Advice about staying healthy often centers on regular exercise and limiting fatty foods. Physical activity helps people shed excess weight, build muscle, and strengthen the heart. It also improves the body's ability to absorb and use oxygen to produce energy, which is considered one of the most reliable indicators of long-term health and longevity.
However, people with high blood sugar frequently miss out on some of these benefits from exercise, particularly improvements in how efficiently their bodies use oxygen. Elevated blood sugar raises the risk of heart and kidney disease. It can also interfere with the ability of muscles to increase oxygen uptake during physical activity.

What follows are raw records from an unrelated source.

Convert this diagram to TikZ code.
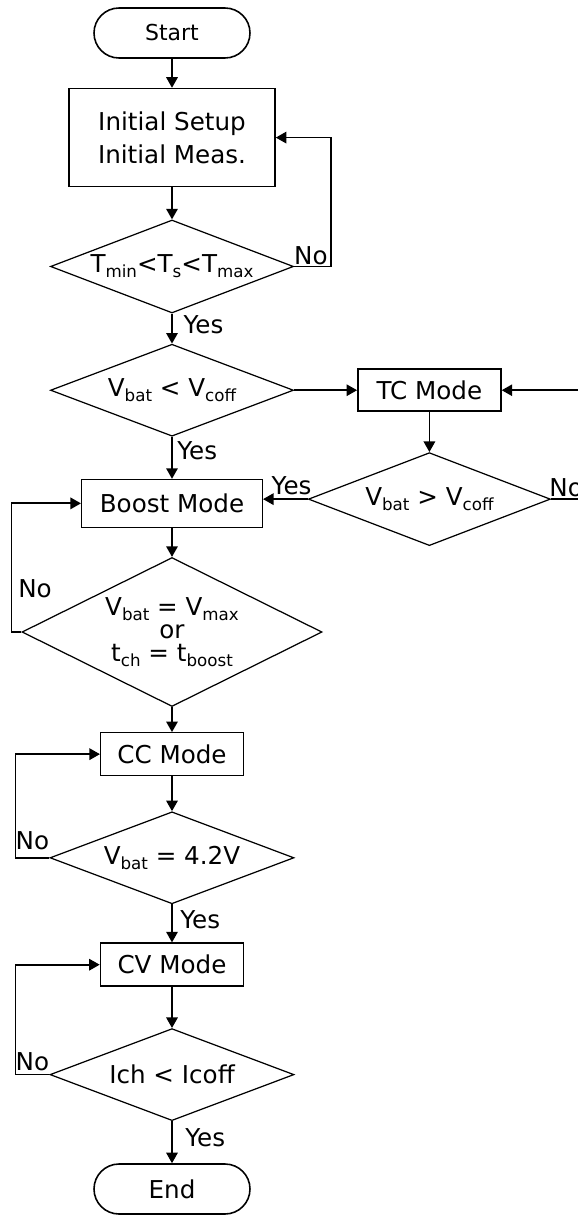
\documentclass[tikz,border=0pt]{standalone}
\usepackage{fontspec}
\setmainfont{DejaVu Sans}
\usetikzlibrary{arrows.meta,positioning,shapes.geometric}
% lowered small text for the indices
\newcommand{\sub}[1]{\raisebox{-0.37ex}{\fontsize{9.5}{9.5}\selectfont #1}}

\begin{document}
\begin{tikzpicture}[
  node distance=0.6cm,
  font=\fontsize{14}{16}\selectfont,
  term/.style={rectangle,rounded corners=0.5cm,draw,line width=0.9pt,
               minimum width=3.12cm,minimum height=1.0cm},
  blk/.style={rectangle,draw,line width=0.9pt,inner sep=2pt,
              minimum width=2.86cm,minimum height=0.86cm},
  dec/.style={diamond,draw,line width=0.7pt,inner sep=0pt,shape aspect=2.6,
              minimum width=4.86cm,minimum height=1.84cm},
  arr/.style={-{Triangle[length=6pt,width=6.5pt]},line width=1pt},
  lbl/.style={inner sep=1pt}
]
  \useasboundingbox (0,0) rectangle (11.54,-24.3);

  \node[term,font=\fontsize{12.5}{14}\selectfont] (start) at (3.44,-0.66) {Start};
  \node[blk,below=0.58cm of start,minimum width=4.12cm,minimum height=1.96cm,
        align=center,font=\fontsize{14}{19}\selectfont] (init) {Initial Setup\\Initial Meas.};
  \node[dec,below=0.64cm of init,minimum height=1.86cm] (tcheck) {T\sub{min}<T\sub{s}<T\sub{max}};
  \node[dec,below=0.6cm of tcheck] (vlow) {V\sub{bat} < V\sub{coff}};
  \node[blk,right=1.26cm of vlow,minimum height=0.84cm] (tc) {TC Mode};
  \node[dec,below=0.8cm of tc,minimum width=4.84cm,minimum height=1.86cm] (vhigh) {V\sub{bat} > V\sub{coff}};
  \node[blk,below=0.84cm of vlow,minimum width=3.62cm,minimum height=0.96cm,
        line width=0.6pt] (boost) {Boost Mode};
  \node[dec,below=0.58cm of boost,minimum width=6cm,minimum height=2.98cm,shape aspect=2,
        align=center,font=\fontsize{14}{13}\selectfont] (bdone)
        {V\sub{bat} = V\sub{max}\\or\\t\sub{ch} = t\sub{boost}};
  \node[blk,below=0.5cm of bdone,line width=0.6pt] (cc) {CC Mode};
  \node[dec,below=0.7cm of cc,minimum width=4.88cm] (vfull) {V\sub{bat} = 4.2V};
  \node[blk,below=0.76cm of vfull] (cv) {CV Mode};
  \node[dec,below=0.82cm of cv,minimum width=4.88cm] (icut) {Ich < Icoff};
  \node[term,below=0.84cm of icut] (end) {End};

  % main line
  \draw[arr] (start) -- (init);
  \draw[arr] (init) -- (tcheck);
  \draw[arr] (tcheck) -- (vlow);
  \draw[arr] (vlow) -- (boost);
  \draw[arr] (boost) -- (bdone);
  \draw[arr] (bdone) -- (cc);
  \draw[arr] (cc) -- (vfull);
  \draw[arr] (vfull) -- (cv);
  \draw[arr] (cv) -- (icut);
  \draw[arr] (icut) -- (end);

  % trickle branch
  \draw[arr] (vlow) -- (tc);
  \draw[arr] (tc) -- (vhigh);
  \draw[arr] (vhigh.west) -- (vhigh.west -| boost.east);
  \draw[arr] (vhigh.east) -- ++(1.2,0) |- (tc.east);

  % loops back
  \draw[arr] (tcheck.east) -- ++(0.74,0) |- (init.east);
  \draw[arr] (bdone.west) -- ++(-0.2,0) |- node[lbl,pos=0.17,anchor=west,xshift=0.085cm] (n4) {No} (boost.west);
  \draw[arr] (vfull.west) -- node[lbl,above,yshift=0.1cm] (n5) {No} ++(-0.68,0) |- (cc.west);
  \draw[arr] (icut.west) -- node[lbl,above,yshift=0.02cm] (n6) {No} ++(-0.68,0) |- (cv.west);

  % branch labels
  \node[lbl,anchor=south west,xshift=-0.04cm] (n1) at (tcheck.east) {No};
  \node[lbl,anchor=north west,xshift=0.19cm] (y1) at (tcheck.south) {Yes};
  \node[lbl,anchor=north west,xshift=0.065cm,yshift=-0.05cm] (y2) at (vlow.south) {Yes};
  \node[lbl,anchor=south east,xshift=0.115cm,yshift=0.045cm] (y3) at (vhigh.west) {Yes};
  \node[lbl,anchor=south west,xshift=-0.075cm] (n3) at (vhigh.east) {No};
  \node[lbl,anchor=north west,xshift=0.125cm,yshift=-0.085cm] (y5) at (vfull.south) {Yes};
  \node[lbl,anchor=north west,xshift=0.225cm,yshift=-0.105cm] (y6) at (icut.south) {Yes};
\end{tikzpicture}
\end{document}
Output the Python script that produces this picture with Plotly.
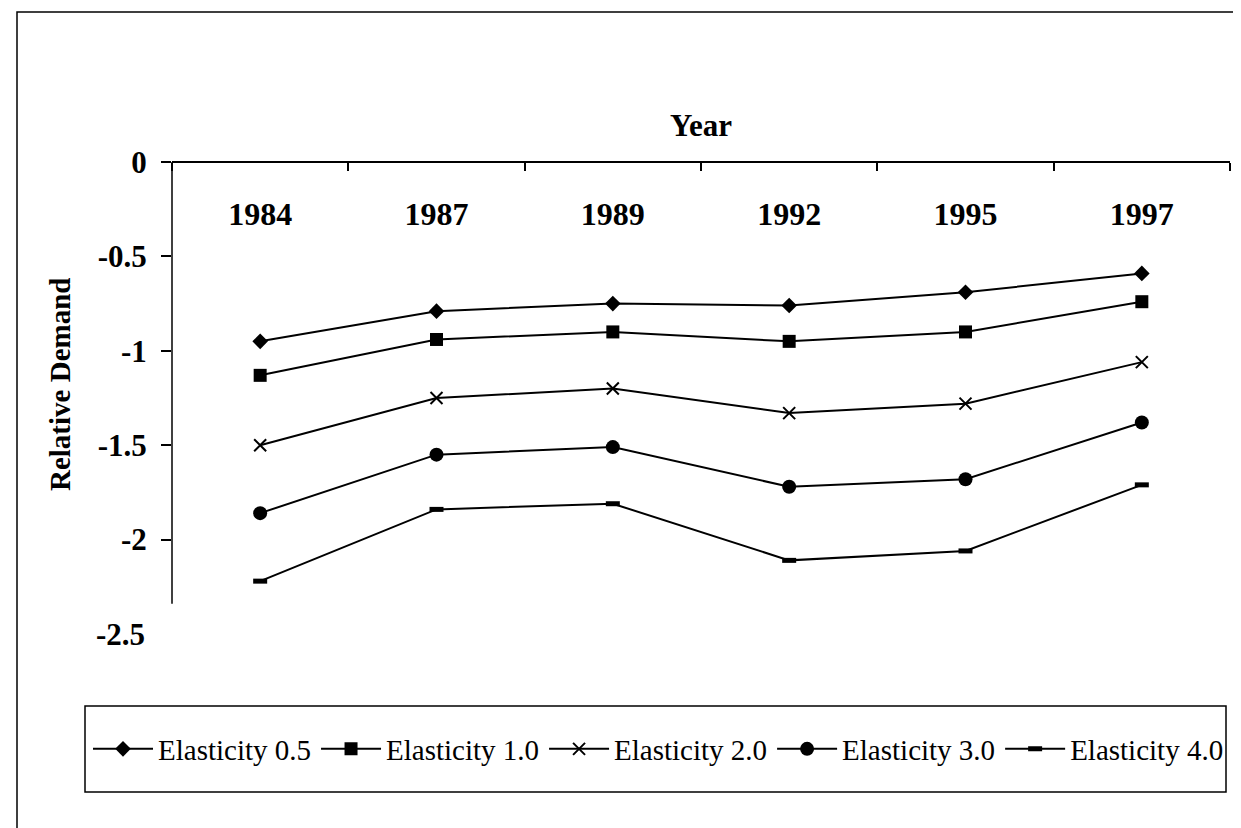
import plotly.graph_objects as go

# ---- data ----
years = ["1984", "1987", "1989", "1992", "1995", "1997"]
e05 = [-0.95, -0.79, -0.75, -0.76, -0.69, -0.59]
e10 = [-1.13, -0.94, -0.90, -0.95, -0.90, -0.74]
e20 = [-1.50, -1.25, -1.20, -1.33, -1.28, -1.06]
e30 = [-1.86, -1.55, -1.51, -1.72, -1.68, -1.38]
e40 = [-2.22, -1.84, -1.81, -2.11, -2.06, -1.71]
series_names = ["Elasticity 0.5", "Elasticity 1.0", "Elasticity 2.0",
                "Elasticity 3.0", "Elasticity 4.0"]
y_tickvals = [0, -0.5, -1, -1.5, -2]
y_ticktext = ["0", "-0.5", "-1", "-1.5", "-2"]

# ---- layout geometry ----
# The page body has an 8px margin, so the figure is drawn 8px in from the
# window corner; positions below are given in window pixels.
OFF = 8
W, H = 1241 - OFF, 828 - OFF
PLOT_L, PLOT_R, PLOT_T, PLOT_B = 172, 1230, 162, 634   # window pixels
L = PLOT_L - OFF
R = W - (PLOT_R - OFF)
T = PLOT_T - OFF
B = H - (PLOT_B - OFF)
PW, PH = W - L - R, H - T - B


def px2x(px):
    return (px - PLOT_L) / PW


def px2y(py):
    return (PLOT_B - py) / PH


FONT = "Liberation Serif, Times New Roman, serif"

styles = [
    dict(symbol="diamond", size=12, line=dict(width=0)),
    dict(symbol="square", size=13, line=dict(width=0)),
    dict(symbol="x-thin", size=12, line=dict(width=2, color="black")),
    dict(symbol="circle", size=14, line=dict(width=0)),
    dict(symbol="line-ew", size=10, line=dict(width=5, color="black")),
]
values = [e05, e10, e20, e30, e40]

fig = go.Figure()
for name, vals, st in zip(series_names, values, styles):
    fig.add_trace(go.Scatter(
        x=years, y=vals, name=name, mode="lines+markers",
        line=dict(color="black", width=2),
        marker=dict(color="black", **st),
    ))

fig.update_layout(
    width=W, height=H,
    margin=dict(l=L, r=R, t=T, b=B, autoexpand=False),
    paper_bgcolor="white", plot_bgcolor="white",
    font=dict(family=FONT, color="black"),
    xaxis=dict(
        type="category", anchor="free", position=1, side="bottom",
        range=[-0.5, len(years) - 0.5],
        showline=True, linecolor="black", linewidth=1.5,
        ticks="outside", ticklen=8, tickwidth=1.5, tickcolor="black",
        tickson="boundaries", showgrid=False, zeroline=False,
        tickfont=dict(family=FONT, size=32, weight="bold"),
        ticklabelstandoff=24,
    ),
    yaxis=dict(
        range=[-2.5, 0], showline=False, showgrid=False, zeroline=False,
        tickvals=y_tickvals, ticktext=y_ticktext,
        ticks="outside", ticklen=10, tickwidth=1.5, tickcolor="black",
        tickfont=dict(family=FONT, size=31, weight="bold"),
        ticklabelstandoff=8,
    ),
    showlegend=True,
    legend=dict(
        orientation="h", x=px2x(88), y=px2y(749), xanchor="left",
        yanchor="middle", font=dict(family=FONT, size=29),
        bgcolor="rgba(0,0,0,0)", borderwidth=0, itemwidth=60,
    ),
    annotations=[
        dict(text="Year", x=px2x(701), y=px2y(125), xref="paper", yref="paper",
             xanchor="center", yanchor="middle", showarrow=False,
             font=dict(family=FONT, size=31, weight="bold")),
        dict(text="Relative Demand", x=px2x(60), y=px2y(385), xref="paper",
             yref="paper", xanchor="center", yanchor="middle", textangle=-90,
             showarrow=False, font=dict(family=FONT, size=29, weight="bold")),
        dict(text="-2.5", x=px2x(147), y=-2.5, xref="paper", yref="y",
             xanchor="right", yanchor="middle", showarrow=False,
             font=dict(family=FONT, size=31, weight="bold")),
    ],
    shapes=[
        # y axis line (ends above the -2.5 label)
        dict(type="line", xref="paper", yref="y", x0=0, x1=0, y0=0, y1=-2.34,
             line=dict(color="black", width=1.5)),
        # legend box
        dict(type="rect", xref="paper", yref="paper",
             x0=px2x(85), x1=px2x(1226), y0=px2y(706), y1=px2y(792),
             line=dict(color="black", width=1.5)),
        # outer chart frame (right/bottom edges beyond the page)
        dict(type="rect", xref="paper", yref="paper",
             x0=px2x(17), x1=px2x(1300), y0=px2y(12), y1=px2y(900),
             line=dict(color="black", width=1.5)),
    ],
)

fig.write_html("out.html")
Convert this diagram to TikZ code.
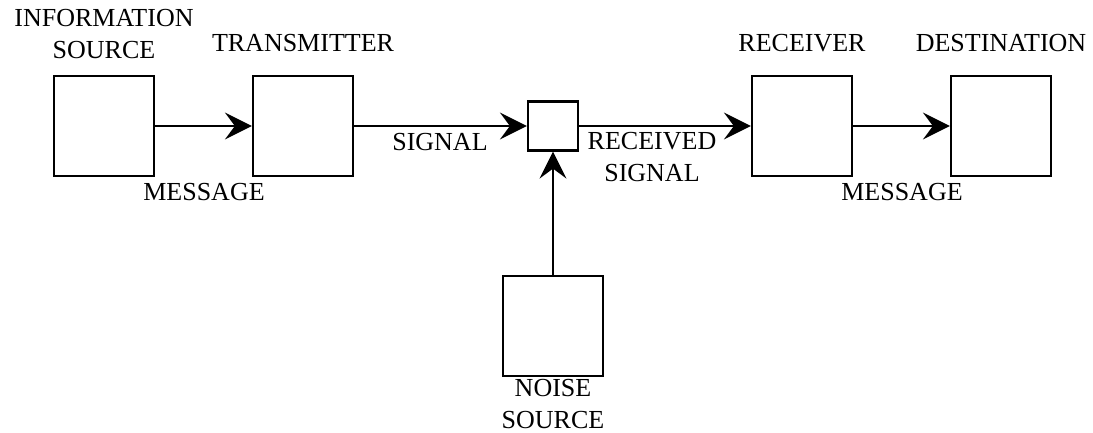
\documentclass[tikz,border=0pt]{standalone}
\usepackage{fontspec}
\setmainfont{Liberation Serif}
\usetikzlibrary{arrows.meta}
\begin{document}
\begin{tikzpicture}[x=1pt,y=-1pt,
  blk/.style={draw,line width=2.2pt,minimum width=100pt,minimum height=100pt,inner sep=0pt},
  sblk/.style={draw,line width=2.2pt,minimum width=50pt,minimum height=49pt,inner sep=0pt},
  lbl/.style={font=\fontsize{26}{32.5}\selectfont,align=center,inner sep=0pt},
  conn/.style={line width=2.2pt,-{Stealth[length=27pt,width=27pt,inset=10pt]}}]
\useasboundingbox (0,0) rectangle (1093,433);
\node[blk] (src) at (104,126) {};
\node[blk] (tx) at (303,126) {};
\node[sblk] (mix) at (553,126) {};
\node[blk] (rx) at (802,126) {};
\node[blk] (dst) at (1001,126) {};
\node[blk] (noise) at (553,326) {};
\node[lbl] (lsrc) at (104,34) {INFORMATION\\SOURCE};
\node[lbl] (ltx) at (303,43) {TRANSMITTER};
\node[lbl] (lrx) at (802,43) {RECEIVER};
\node[lbl] (ldst) at (1001,43) {DESTINATION};
\node[lbl] (lmsg1) at (204,192) {MESSAGE};
\node[lbl] (lsig) at (440,142) {SIGNAL};
\node[lbl] (lrsig) at (652,157) {RECEIVED\\SIGNAL};
\node[lbl] (lmsg2) at (902,192) {MESSAGE};
\node[lbl] (lnoise) at (553,404) {NOISE\\SOURCE};
\draw[conn] (src) -- (tx);
\draw[conn] (tx) -- (mix);
\draw[conn] (mix) -- (rx);
\draw[conn] (rx) -- (dst);
\draw[conn] (noise) -- (mix);
\end{tikzpicture}
\end{document}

For people facing this challenge, new research suggests an unexpected possibility. Instead of reducing fat intake, increasing it might help.
A study led by exercise medicine researcher Sarah Lessard and published Feb. 25 in Nature Communications examined how diet affects exercise response. The team found that mice fed a high fat ketogenic diet experienced a drop in high blood sugar, also known as hyperglycemia. Their bodies also became more responsive to exercise.
"After one week on the ketogenic diet, their blood sugar was completely normal, as though they didn't have diabetes at all," said Lessard, associate professor at the Fralin Biomedical Research Institute at VTC Center for Exercise Medicine Research. "Over time, the diet caused remodeling of the mice's muscles, making them more oxidative and making them react better to aerobic exercise."